Editor's comment | Ring in the new
8 Apr 2015
As the world’s largest scientific experiment gets underway, what are the Large Hadron Collider (LHC) physicists hoping to discover this time around?
In an interesting juxtaposition between implications of new life and the search for new knowledge, the LHC was finally restarted at CERN’s accelerator complex on Easter Sunday.
The LHC had been offline for more than two years as much of the system had to be overhauled and upgraded.
Now, however, two proton beams are once again travelling at a fraction below the speed of light, rotating in opposite directions around the LHC’s 27 kilometre ring.
Because of the system upgrades and extensive maintenance work, LHC now operates at ’unprecedented energy’, boasting 13 TeV (teraelectron volt) per proton beam - double what it achieved last time.
The sheer magnitude of this experiment is pretty difficult to sum up as it is unclear what the results will reveal.

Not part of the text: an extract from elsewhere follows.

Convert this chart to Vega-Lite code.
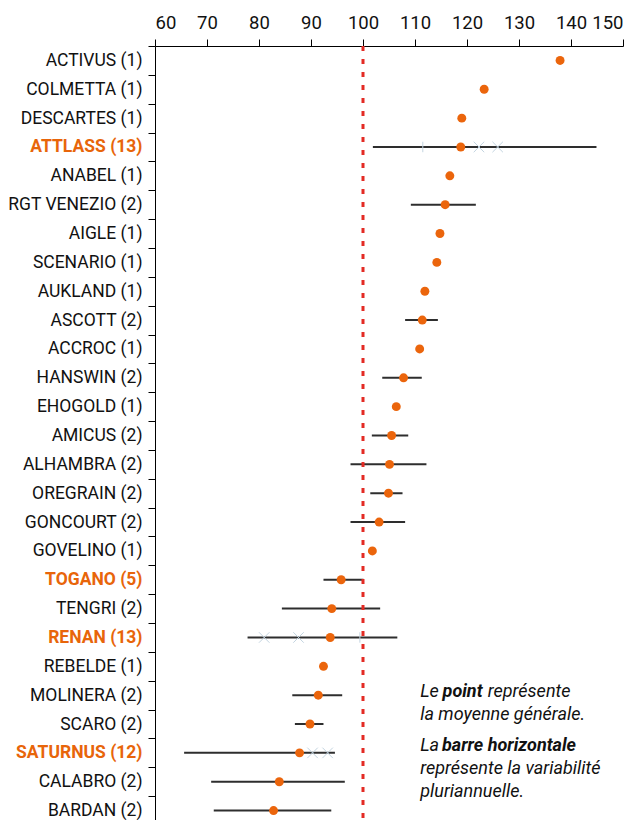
{
  "$schema": "https://vega.github.io/schema/vega-lite/v6.json",
  "width": 468,
  "height": 779,
  "autosize": {"type": "none"},
  "padding": {"left": 155, "top": 46, "right": 15, "bottom": 0},
  "background": "white",
  "config": {"view": {"stroke": null}, "font": "Roboto"},
  "datasets": {
    "varieties": [
      {"variety": "ACTIVUS (1)", "mean": 137.9, "lo": null, "hi": null},
      {"variety": "COLMETTA (1)", "mean": 123.3, "lo": null, "hi": null},
      {"variety": "DESCARTES (1)", "mean": 119.0, "lo": null, "hi": null},
      {"variety": "ATTLASS (13)", "mean": 118.8, "lo": 101.9, "hi": 144.9},
      {"variety": "ANABEL (1)", "mean": 116.7, "lo": null, "hi": null},
      {"variety": "RGT VENEZIO (2)", "mean": 115.8, "lo": 109.2, "hi": 121.7},
      {"variety": "AIGLE (1)", "mean": 114.8, "lo": null, "hi": null},
      {"variety": "SCENARIO (1)", "mean": 114.2, "lo": null, "hi": null},
      {"variety": "AUKLAND (1)", "mean": 111.9, "lo": null, "hi": null},
      {"variety": "ASCOTT (2)", "mean": 111.4, "lo": 108.1, "hi": 114.4},
      {"variety": "ACCROC (1)", "mean": 110.9, "lo": null, "hi": null},
      {"variety": "HANSWIN (2)", "mean": 107.8, "lo": 103.7, "hi": 111.3},
      {"variety": "EHOGOLD (1)", "mean": 106.4, "lo": null, "hi": null},
      {"variety": "AMICUS (2)", "mean": 105.5, "lo": 101.7, "hi": 108.7},
      {"variety": "ALHAMBRA (2)", "mean": 105.1, "lo": 97.6, "hi": 112.2},
      {"variety": "OREGRAIN (2)", "mean": 104.9, "lo": 101.4, "hi": 107.6},
      {"variety": "GONCOURT (2)", "mean": 103.1, "lo": 97.6, "hi": 108.1},
      {"variety": "GOVELINO (1)", "mean": 101.8, "lo": null, "hi": null},
      {"variety": "TOGANO (5)", "mean": 95.8, "lo": 92.4, "hi": 100.1},
      {"variety": "TENGRI (2)", "mean": 94.0, "lo": 84.4, "hi": 103.3},
      {"variety": "RENAN (13)", "mean": 93.7, "lo": 77.8, "hi": 106.6},
      {"variety": "REBELDE (1)", "mean": 92.4, "lo": null, "hi": null},
      {"variety": "MOLINERA (2)", "mean": 91.4, "lo": 86.4, "hi": 96.0},
      {"variety": "SCARO (2)", "mean": 89.8, "lo": 86.9, "hi": 92.4},
      {"variety": "SATURNUS (12)", "mean": 87.8, "lo": 65.6, "hi": 94.6},
      {"variety": "CALABRO (2)", "mean": 83.9, "lo": 70.8, "hi": 96.5},
      {"variety": "BARDAN (2)", "mean": 82.8, "lo": 71.3, "hi": 93.9}
    ],
    "markers": [
      {"variety": "ATTLASS (13)", "value": 111.5, "kind": "plus"},
      {"variety": "ATTLASS (13)", "value": 122.3, "kind": "x"},
      {"variety": "ATTLASS (13)", "value": 125.9, "kind": "x"},
      {"variety": "RENAN (13)", "value": 81.0, "kind": "x"},
      {"variety": "RENAN (13)", "value": 87.6, "kind": "x"},
      {"variety": "RENAN (13)", "value": 99.4, "kind": "plus"},
      {"variety": "SATURNUS (12)", "value": 90.3, "kind": "x"},
      {"variety": "SATURNUS (12)", "value": 93.2, "kind": "x"}
    ],
    "notesRegular": [
      {"line": 1, "x": 111.0, "text": "Le"},
      {"line": 1, "x": 124.0, "text": "représente"},
      {"line": 2, "x": 111.0, "text": "la moyenne générale."},
      {"line": 3.35, "x": 111.0, "text": "La"},
      {"line": 4.35, "x": 111.0, "text": "représente la variabilité"},
      {"line": 5.35, "x": 111.0, "text": "pluriannuelle."}
    ],
    "notesBold": [
      {"line": 1, "x": 115.3, "text": "point"},
      {"line": 3.35, "x": 115.2, "text": "barre horizontale"}
    ]
  },
  "resolve": {"scale": {"y": "independent"}},
  "layer": [
    {
      "layer": [
        {
          "data": {"name": "varieties"},
          "mark": {"type": "rule", "color": "#2e2e2e", "strokeWidth": 2},
          "encoding": {
            "y": {
              "field": "variety", "type": "nominal",
              "scale": {"domain": ["ACTIVUS (1)", "COLMETTA (1)", "DESCARTES (1)", "ATTLASS (13)", "ANABEL (1)", "RGT VENEZIO (2)", "AIGLE (1)", "SCENARIO (1)", "AUKLAND (1)", "ASCOTT (2)", "ACCROC (1)", "HANSWIN (2)", "EHOGOLD (1)", "AMICUS (2)", "ALHAMBRA (2)", "OREGRAIN (2)", "GONCOURT (2)", "GOVELINO (1)", "TOGANO (5)", "TENGRI (2)", "RENAN (13)", "REBELDE (1)", "MOLINERA (2)", "SCARO (2)", "SATURNUS (12)", "CALABRO (2)", "BARDAN (2)"], "paddingInner": 0, "paddingOuter": 0},
              "axis": {
                "title": null,
                "orient": "left",
                "tickBand": "extent",
                "domainColor": "#000000",
                "domainWidth": 1,
                "tickColor": "#000000",
                "tickSize": 7,
                "labelFontSize": 17.5,
                "labelPadding": 6,
                "labelFont": "Roboto",
                "labelColor": {"condition": {"test": "datum.value == 'ATTLASS (13)' || datum.value == 'TOGANO (5)' || datum.value == 'RENAN (13)' || datum.value == 'SATURNUS (12)'", "value": "#E8650A"}, "value": "#111111"},
                "labelFontWeight": {"condition": {"test": "datum.value == 'ATTLASS (13)' || datum.value == 'TOGANO (5)' || datum.value == 'RENAN (13)' || datum.value == 'SATURNUS (12)'", "value": "bold"}, "value": "normal"}
              }
            },
            "x": {
              "field": "lo", "type": "quantitative",
              "scale": {"domain": [60, 150], "nice": false, "zero": false},
              "axis": {
                "title": null,
                "orient": "top",
                "values": [60, 70, 80, 90, 100, 110, 120, 130, 140, 150],
                "grid": false,
                "domainColor": "#000000",
                "tickColor": "#000000",
                "tickSize": 7,
                "labelFontSize": 18.5,
                "labelPadding": 7,
                "labelColor": "#111111",
                "labelFont": "Roboto"
              }
            },
            "x2": {"field": "hi"}
          }
        },
        {
          "data": {"name": "markers"},
          "mark": {"type": "point", "filled": false, "strokeWidth": 1, "size": 110, "opacity": 1},
          "encoding": {
            "y": {"field": "variety", "type": "nominal"},
            "x": {"field": "value", "type": "quantitative"},
            "shape": {"field": "kind", "type": "nominal", "scale": {"domain": ["x", "plus"], "range": ["M-1,-1L1,1M-1,1L1,-1", "M0,-1L0,1"]}, "legend": null},
            "color": {"value": "#c3d4e0"}
          }
        },
        {
          "data": {"values": [{}]},
          "mark": {"type": "rule", "color": "#e32b24", "strokeWidth": 3, "strokeDash": [5, 8]},
          "encoding": {"x": {"datum": 100}}
        },
        {
          "data": {"name": "varieties"},
          "mark": {"type": "circle", "size": 80, "opacity": 1, "color": "#EB650C"},
          "encoding": {
            "y": {"field": "variety", "type": "nominal"},
            "x": {"field": "mean", "type": "quantitative"}
          }
        }
      ]
    },
    {
      "layer": [
        {
          "data": {"name": "notesRegular"},
          "mark": {"type": "text", "align": "left", "baseline": "middle", "font": "Roboto", "fontSize": 18, "fontStyle": "italic", "color": "#111111"},
          "encoding": {
            "x": {"field": "x", "type": "quantitative"},
            "y": {"field": "line", "type": "quantitative", "scale": {"domain": [-27.087, 6.783], "reverse": true, "nice": false, "zero": false}, "axis": null},
            "text": {"field": "text"}
          }
        },
        {
          "data": {"name": "notesBold"},
          "mark": {"type": "text", "align": "left", "baseline": "middle", "font": "Roboto", "fontSize": 18, "fontStyle": "italic", "fontWeight": "bold", "color": "#111111"},
          "encoding": {
            "x": {"field": "x", "type": "quantitative"},
            "y": {"field": "line", "type": "quantitative"},
            "text": {"field": "text"}
          }
        }
      ]
    }
  ]
}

However, if you look back at LHC’s first outing in 2012, the illusive Higgs boson particle was discovered, culminating in François Englert and Peter Higgs being awarded the Nobel prize in physics in 2013.
Essentially, LHC is designed to replicate the conditions that existed in the very first moments after the Big Bang.
Once the two proton beams have been magnetically forced to collide with one another later this year, many of the conditions present in the moments immediately after the Big Bang will be replicated and can then be explored and scrutinised.
Physicists at CERN are hoping to discover and confirm a number of anomalies that go beyond the Standard Model - namely the existence of dark matter.
According to CERN, dark matter could explain how galaxies in our universe are able to rotate with such speed, yet not tear themselves apart.
Dark matter could also account for 26% of all matter in the universe, CERN said.
CERN says our current knowledge of matter only explains about 4% of the content of the universe.
However, regardless of what is or isn’t discovered throughout this experiment, LHC remains one of the modern world’s foremost triumphs.
But I for one think the results will once again allow us to ring in a new era of scientific discovery.